The Commission's finding supports its conclusion that plaintiff is entitled to compensation for total permanent disability pursuant to G.S. § 97-29. Our courts have held that where a claimant is rendered totally unable to earn wages, partially as a result of a compensable injury and partially as a result of a non-work-related medical condition, the claimant is entitled to an award for total disability under G.S. § 97-29. Weaver v. Swedish Imports Maintenance, Inc., 319 N.C. 243, 354 S.E.2d 477 (1987); Errante v. Cumberland County Solid Waste Management, 106 N.C.App. 114, 415 S.E.2d 583 (1992).
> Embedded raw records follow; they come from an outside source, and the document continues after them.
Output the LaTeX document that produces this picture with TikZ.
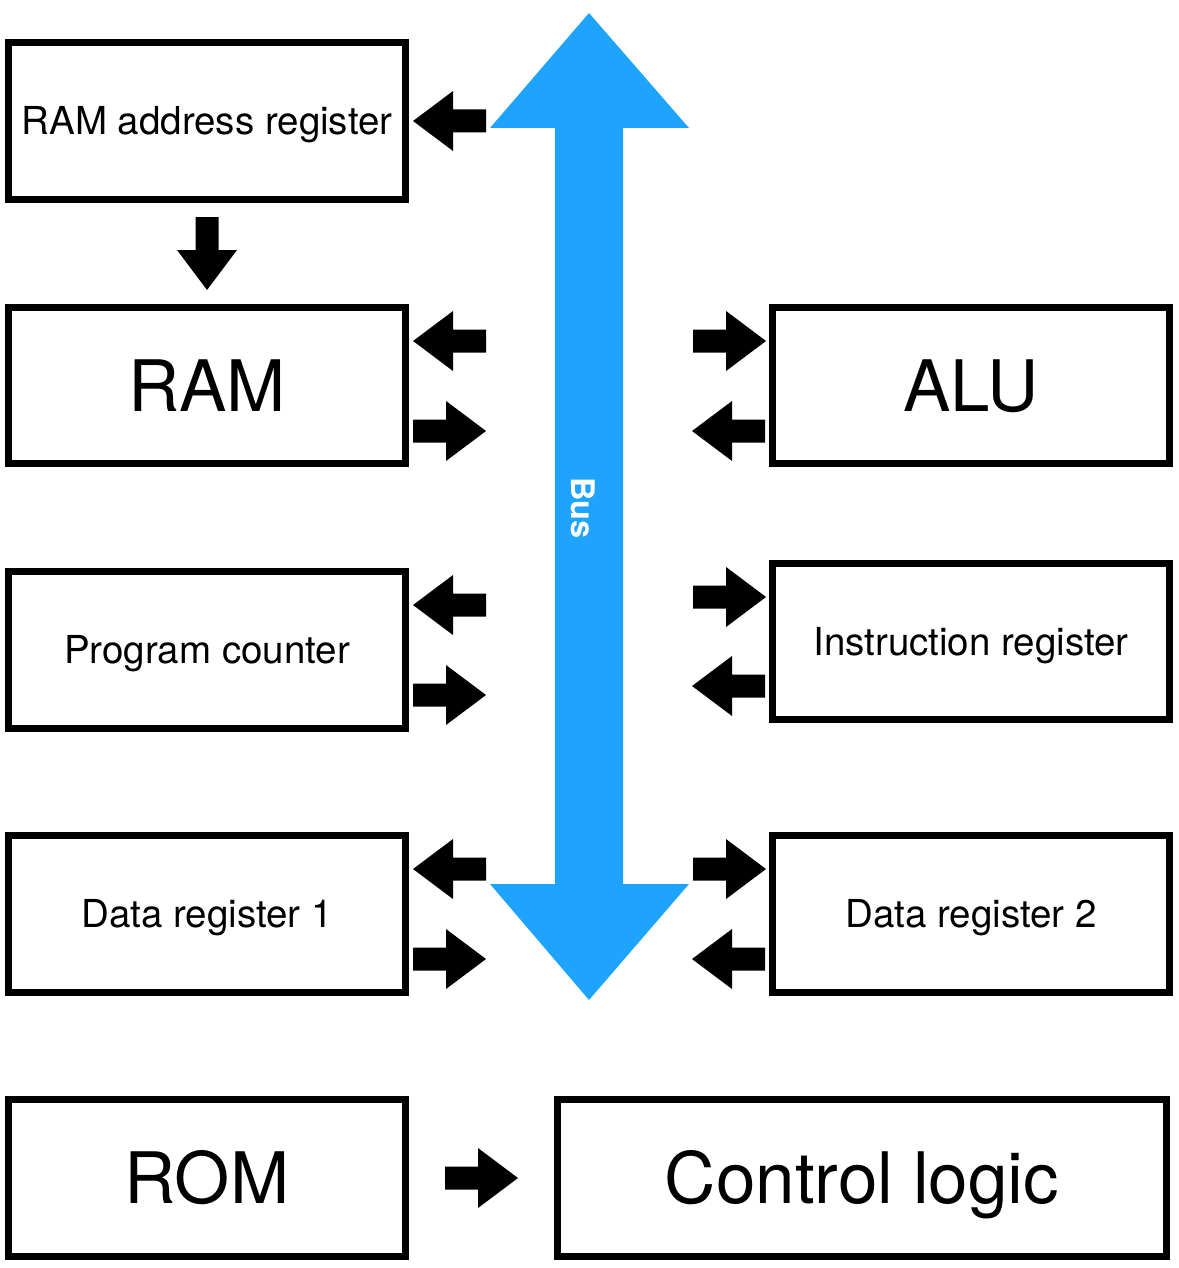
\documentclass[tikz,border=0pt]{standalone}
\usepackage{fontspec}
\setmainfont{TeX Gyre Heros}
\definecolor{busblue}{RGB}{30,164,253}
\begin{document}
\begin{tikzpicture}[x=1pt,y=-1pt,
  box/.style={draw=black, line width=7pt, inner sep=0pt, text depth=0pt, align=center},
  smalltext/.style={font=\fontsize{38.5}{40}\selectfont, text height=27.6pt},
  bigtext/.style={font=\fontsize{71}{74}\selectfont, text height=51pt},
  blk/.pic={\fill[black] (0,-11.5) -- (33,-11.5) -- (33,-30) -- (73,0) -- (33,30) -- (33,11.5) -- (0,11.5) -- cycle;}
]
\useasboundingbox (0,0) rectangle (1178,1268);

% bus
\fill[busblue] (589,13) -- (689,128) -- (623,128) -- (623,884) -- (689,884) -- (589,1000)
  -- (490,884) -- (555,884) -- (555,128) -- (490,128) -- cycle;
\node[text=white, rotate=-90, inner sep=0pt, text height=23.3pt, text depth=0pt,
  font=\fontsize{32.5}{34}\selectfont\bfseries] (buslabel) at (583,508) {Bus};

% left column
\node[box,smalltext,minimum width=397pt,minimum height=157pt] (rar) at (207,121) {RAM address register};
\node[box,bigtext,minimum width=397pt,minimum height=156pt] (ram) at (207,385.5) {RAM};
\node[box,smalltext,minimum width=397pt,minimum height=157pt] (pc) at (207,650) {Program counter};
\node[box,smalltext,minimum width=397pt,minimum height=157pt] (dr1) at (207,914) {Data register 1};
\node[box,bigtext,minimum width=397pt,minimum height=157pt] (rom) at (207,1178) {ROM};

% right column
\node[box,bigtext,minimum width=397pt,minimum height=156pt] (alu) at (971,385.5) {ALU};
\node[box,smalltext,minimum width=397pt,minimum height=156pt] (ir) at (971,641.5) {Instruction register};
\node[box,smalltext,minimum width=397pt,minimum height=157pt] (dr2) at (971,914) {Data register 2};
\node[box,bigtext,minimum width=609pt,minimum height=157pt] (cl) at (862,1178) {Control logic};

% arrows left column
\pic[rotate=180] at (486,121) {blk};
\pic[rotate=180] at (486,341) {blk};
\pic at (413,431) {blk};
\pic[rotate=180] at (486,605) {blk};
\pic at (413,695) {blk};
\pic[rotate=180] at (486,869) {blk};
\pic at (413,959) {blk};

% arrows right column
\pic at (693,341) {blk};
\pic[rotate=180] at (765,431) {blk};
\pic at (693,597) {blk};
\pic[rotate=180] at (765,686) {blk};
\pic at (693,869) {blk};
\pic[rotate=180] at (765,959) {blk};

% RAM address register -> RAM
\pic[rotate=-90] at (207,217) {blk};
% ROM -> Control logic
\pic at (445,1178) {blk};
\end{tikzpicture}
\end{document}
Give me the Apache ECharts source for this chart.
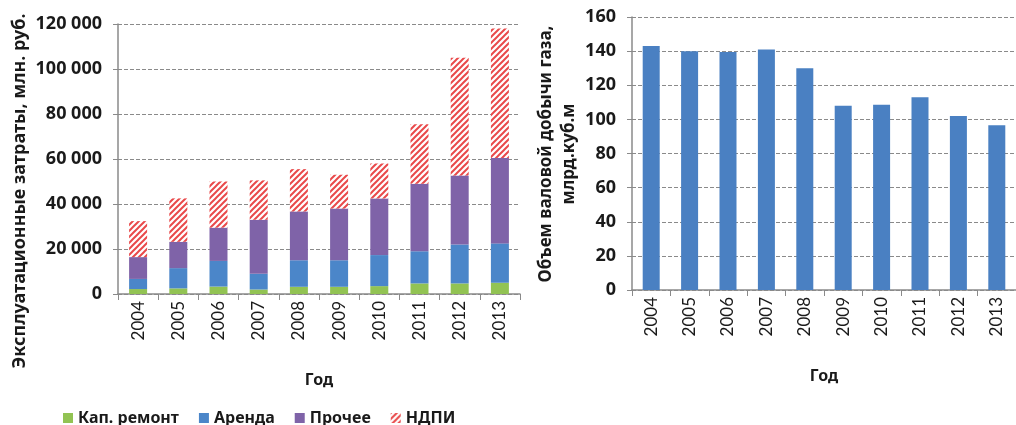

In the alternative, defendants contend that the Commission should have apportioned the award of compensation. Apportionment of an award of compensation for permanent total disability has been allowed by our courts where, as here, only a portion of a claimant's total disability is caused by the compensable injury and a portion is caused by a non-work-related infirmity, *346 which is neither accelerated nor aggravated by the compensable injury. Weaver, 319 N.C. 243, 354 S.E.2d 477; Errante, 106 N.C.App. 114, 415 S.E.2d 583; Gray v. Carolina Freight Carriers, Inc., 105 N.C.App. 480, 414 S.E.2d 102 (1992). However, even in such cases, apportionment is not proper where the evidence before the Commission renders an attempt at apportionment between work-related and non-work-related causes speculative, Harrell v. Harriet & Henderson Yarns, 314 N.C. 566, 336 S.E.2d 47 (1985); or where there is no evidence attributing a percentage of the claimant's total incapacity to her compensable injury, and a percentage to the non-compensable condition. Errante, 106 N.C.App. 114, 415 S.E.2d 583.
Though Dr. Gilbert assigned plaintiff a twenty percent permanent partial disability rating for both arms, the rating does not address the question of what percentage of her total disability to earn wages was attributable to her compensable arm and shoulder injury and what percentage was attributable to her non-compensable osteoarthritic condition. Thus, there was no evidence from which the Commission could apportion the award and plaintiff is entitled to full compensation for her total and permanent disability. Harrell, 314 N.C. 566, 336 S.E.2d 47; Errante, 106 N.C.App. 114, 415 S.E.2d 583.
ARNOLD, C.J., and EAGLES, J., concur.